**The request**
Please retype the records below exactly, from the first line through the line containing "const yPaso = 10;", and leave out any pictures.

**Information given**
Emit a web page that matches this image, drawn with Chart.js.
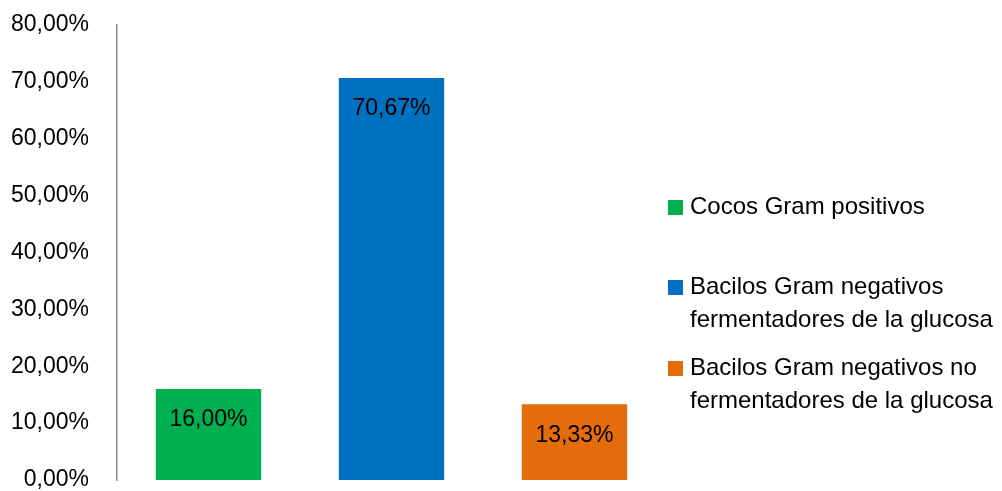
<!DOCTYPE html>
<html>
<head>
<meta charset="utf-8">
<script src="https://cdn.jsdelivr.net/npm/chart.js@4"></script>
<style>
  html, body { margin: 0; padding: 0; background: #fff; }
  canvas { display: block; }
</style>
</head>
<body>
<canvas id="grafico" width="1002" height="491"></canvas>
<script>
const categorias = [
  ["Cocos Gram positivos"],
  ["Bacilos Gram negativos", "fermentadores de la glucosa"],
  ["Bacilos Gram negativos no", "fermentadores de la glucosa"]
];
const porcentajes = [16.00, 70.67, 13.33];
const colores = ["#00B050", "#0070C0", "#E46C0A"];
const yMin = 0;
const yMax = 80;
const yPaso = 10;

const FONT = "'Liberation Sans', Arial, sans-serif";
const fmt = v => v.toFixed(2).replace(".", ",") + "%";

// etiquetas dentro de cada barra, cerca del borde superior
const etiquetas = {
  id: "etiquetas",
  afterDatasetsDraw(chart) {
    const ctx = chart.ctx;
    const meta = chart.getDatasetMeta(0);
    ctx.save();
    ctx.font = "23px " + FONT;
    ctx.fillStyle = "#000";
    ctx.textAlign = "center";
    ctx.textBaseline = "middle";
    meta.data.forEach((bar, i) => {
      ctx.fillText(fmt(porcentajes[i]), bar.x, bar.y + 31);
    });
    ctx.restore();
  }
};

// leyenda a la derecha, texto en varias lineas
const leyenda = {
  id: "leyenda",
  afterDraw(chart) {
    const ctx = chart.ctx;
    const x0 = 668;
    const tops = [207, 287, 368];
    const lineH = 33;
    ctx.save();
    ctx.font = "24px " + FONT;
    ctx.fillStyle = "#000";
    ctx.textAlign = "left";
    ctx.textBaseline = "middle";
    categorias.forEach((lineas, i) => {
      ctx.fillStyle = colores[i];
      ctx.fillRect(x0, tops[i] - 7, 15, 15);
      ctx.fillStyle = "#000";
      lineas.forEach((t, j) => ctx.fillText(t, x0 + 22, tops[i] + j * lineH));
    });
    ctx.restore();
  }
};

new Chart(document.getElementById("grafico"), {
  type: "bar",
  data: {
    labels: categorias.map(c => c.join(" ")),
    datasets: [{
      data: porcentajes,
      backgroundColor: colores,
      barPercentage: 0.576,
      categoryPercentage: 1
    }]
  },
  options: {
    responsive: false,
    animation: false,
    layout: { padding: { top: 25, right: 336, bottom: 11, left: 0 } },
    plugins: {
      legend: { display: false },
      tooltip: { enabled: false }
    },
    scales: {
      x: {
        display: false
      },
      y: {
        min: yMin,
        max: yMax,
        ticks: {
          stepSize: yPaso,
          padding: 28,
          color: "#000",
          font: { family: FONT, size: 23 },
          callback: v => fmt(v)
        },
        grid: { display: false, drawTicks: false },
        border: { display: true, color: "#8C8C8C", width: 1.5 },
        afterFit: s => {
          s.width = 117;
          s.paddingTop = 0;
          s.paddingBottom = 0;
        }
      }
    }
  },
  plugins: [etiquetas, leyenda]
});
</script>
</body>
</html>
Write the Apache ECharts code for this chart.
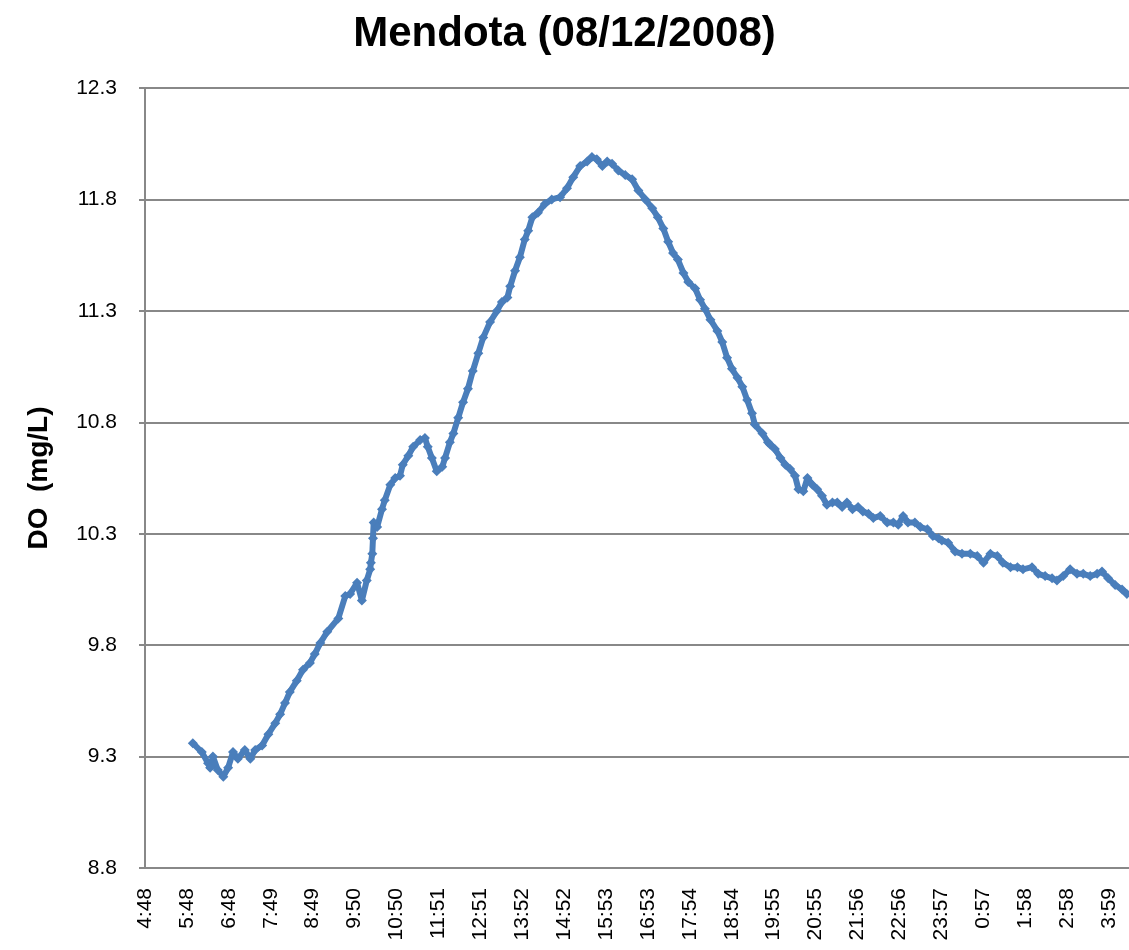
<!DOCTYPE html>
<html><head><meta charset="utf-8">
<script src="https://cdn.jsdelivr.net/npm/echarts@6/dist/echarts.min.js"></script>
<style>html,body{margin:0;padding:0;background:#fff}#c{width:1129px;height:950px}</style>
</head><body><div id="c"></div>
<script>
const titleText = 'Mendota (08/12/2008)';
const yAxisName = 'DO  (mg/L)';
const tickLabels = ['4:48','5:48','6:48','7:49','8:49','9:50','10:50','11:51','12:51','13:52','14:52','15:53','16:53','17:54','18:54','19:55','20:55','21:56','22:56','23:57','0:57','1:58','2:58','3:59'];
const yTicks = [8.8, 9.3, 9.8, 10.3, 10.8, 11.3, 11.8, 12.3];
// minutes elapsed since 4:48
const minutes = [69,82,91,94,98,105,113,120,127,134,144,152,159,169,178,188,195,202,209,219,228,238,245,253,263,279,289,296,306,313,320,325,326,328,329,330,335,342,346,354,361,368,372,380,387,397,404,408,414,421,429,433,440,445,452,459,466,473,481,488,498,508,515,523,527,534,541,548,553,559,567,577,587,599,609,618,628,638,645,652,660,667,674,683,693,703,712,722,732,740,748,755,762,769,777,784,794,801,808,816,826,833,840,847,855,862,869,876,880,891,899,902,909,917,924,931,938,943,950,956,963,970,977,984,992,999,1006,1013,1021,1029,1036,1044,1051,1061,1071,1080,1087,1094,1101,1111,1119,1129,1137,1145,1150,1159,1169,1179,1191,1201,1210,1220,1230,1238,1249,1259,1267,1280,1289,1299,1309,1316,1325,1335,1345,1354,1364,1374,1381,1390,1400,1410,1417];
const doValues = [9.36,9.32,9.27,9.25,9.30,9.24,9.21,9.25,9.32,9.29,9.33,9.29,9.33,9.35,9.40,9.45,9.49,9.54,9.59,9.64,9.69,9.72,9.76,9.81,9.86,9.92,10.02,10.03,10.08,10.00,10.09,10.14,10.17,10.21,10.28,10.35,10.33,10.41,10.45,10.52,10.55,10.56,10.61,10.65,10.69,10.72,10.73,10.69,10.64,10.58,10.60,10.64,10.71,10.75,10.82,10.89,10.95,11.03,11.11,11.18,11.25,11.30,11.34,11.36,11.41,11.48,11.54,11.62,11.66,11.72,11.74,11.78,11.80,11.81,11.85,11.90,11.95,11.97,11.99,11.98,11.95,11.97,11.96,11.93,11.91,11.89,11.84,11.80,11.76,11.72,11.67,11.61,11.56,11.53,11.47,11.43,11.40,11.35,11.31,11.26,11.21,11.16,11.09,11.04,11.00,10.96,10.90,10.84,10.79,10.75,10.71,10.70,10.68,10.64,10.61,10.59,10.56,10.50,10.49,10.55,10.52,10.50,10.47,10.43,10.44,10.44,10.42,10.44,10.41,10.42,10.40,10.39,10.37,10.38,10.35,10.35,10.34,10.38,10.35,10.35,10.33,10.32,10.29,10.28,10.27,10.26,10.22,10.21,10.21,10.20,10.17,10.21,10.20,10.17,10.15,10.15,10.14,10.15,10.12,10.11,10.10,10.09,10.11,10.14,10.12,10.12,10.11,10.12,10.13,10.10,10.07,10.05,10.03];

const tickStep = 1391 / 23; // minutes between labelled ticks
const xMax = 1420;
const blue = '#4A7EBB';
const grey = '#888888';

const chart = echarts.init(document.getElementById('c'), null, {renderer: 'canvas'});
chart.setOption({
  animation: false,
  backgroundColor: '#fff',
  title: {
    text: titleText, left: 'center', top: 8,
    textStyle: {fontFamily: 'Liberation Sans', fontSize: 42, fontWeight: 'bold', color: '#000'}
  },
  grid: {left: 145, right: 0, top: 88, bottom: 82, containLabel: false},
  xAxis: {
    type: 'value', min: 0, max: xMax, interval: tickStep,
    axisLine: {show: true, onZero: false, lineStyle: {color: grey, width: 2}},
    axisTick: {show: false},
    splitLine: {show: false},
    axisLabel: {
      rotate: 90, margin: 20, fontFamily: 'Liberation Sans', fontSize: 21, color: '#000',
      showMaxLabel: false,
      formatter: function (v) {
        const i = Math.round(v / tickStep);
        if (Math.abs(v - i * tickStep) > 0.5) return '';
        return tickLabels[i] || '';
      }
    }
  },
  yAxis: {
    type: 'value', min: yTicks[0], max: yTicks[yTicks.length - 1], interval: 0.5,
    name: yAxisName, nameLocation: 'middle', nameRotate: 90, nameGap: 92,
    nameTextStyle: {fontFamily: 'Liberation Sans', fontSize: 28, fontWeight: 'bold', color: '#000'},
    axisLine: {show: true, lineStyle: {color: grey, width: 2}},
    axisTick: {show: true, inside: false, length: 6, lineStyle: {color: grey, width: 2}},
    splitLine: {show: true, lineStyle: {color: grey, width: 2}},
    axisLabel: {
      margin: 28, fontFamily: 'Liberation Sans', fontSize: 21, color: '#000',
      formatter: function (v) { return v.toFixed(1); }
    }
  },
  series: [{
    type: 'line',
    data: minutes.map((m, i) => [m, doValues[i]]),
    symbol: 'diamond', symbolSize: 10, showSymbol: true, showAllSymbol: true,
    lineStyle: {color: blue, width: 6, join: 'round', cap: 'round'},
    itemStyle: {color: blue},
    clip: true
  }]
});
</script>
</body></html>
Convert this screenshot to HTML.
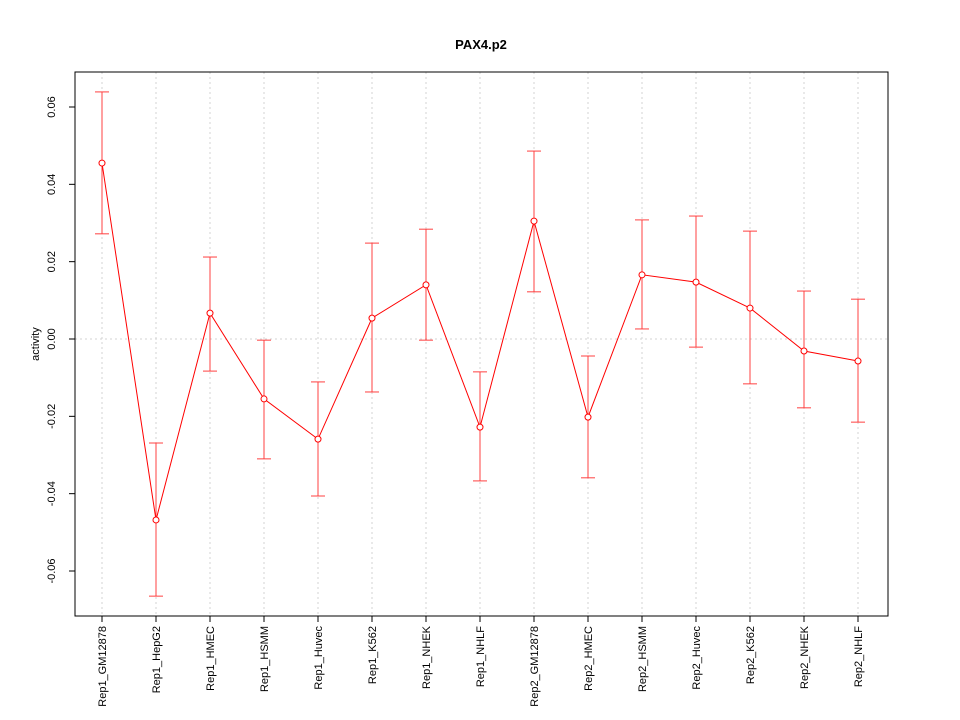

**Reply to the exercise**
Emit a web page that matches this image, drawn with Chart.js.
<!DOCTYPE html>
<html>
<head>
<meta charset="utf-8">
<script src="https://cdn.jsdelivr.net/npm/chart.js@4"></script>
<style>
  html, body { margin: 0; padding: 0; background: #fff; }
  canvas { display: block; }
</style>
</head>
<body>
<canvas id="grafico" width="1002" height="491"></canvas>
<script>
const categorias = [
  ["Cocos Gram positivos"],
  ["Bacilos Gram negativos", "fermentadores de la glucosa"],
  ["Bacilos Gram negativos no", "fermentadores de la glucosa"]
];
const porcentajes = [16.00, 70.67, 13.33];
const colores = ["#00B050", "#0070C0", "#E46C0A"];
const yMin = 0;
const yMax = 80;
const yPaso = 10;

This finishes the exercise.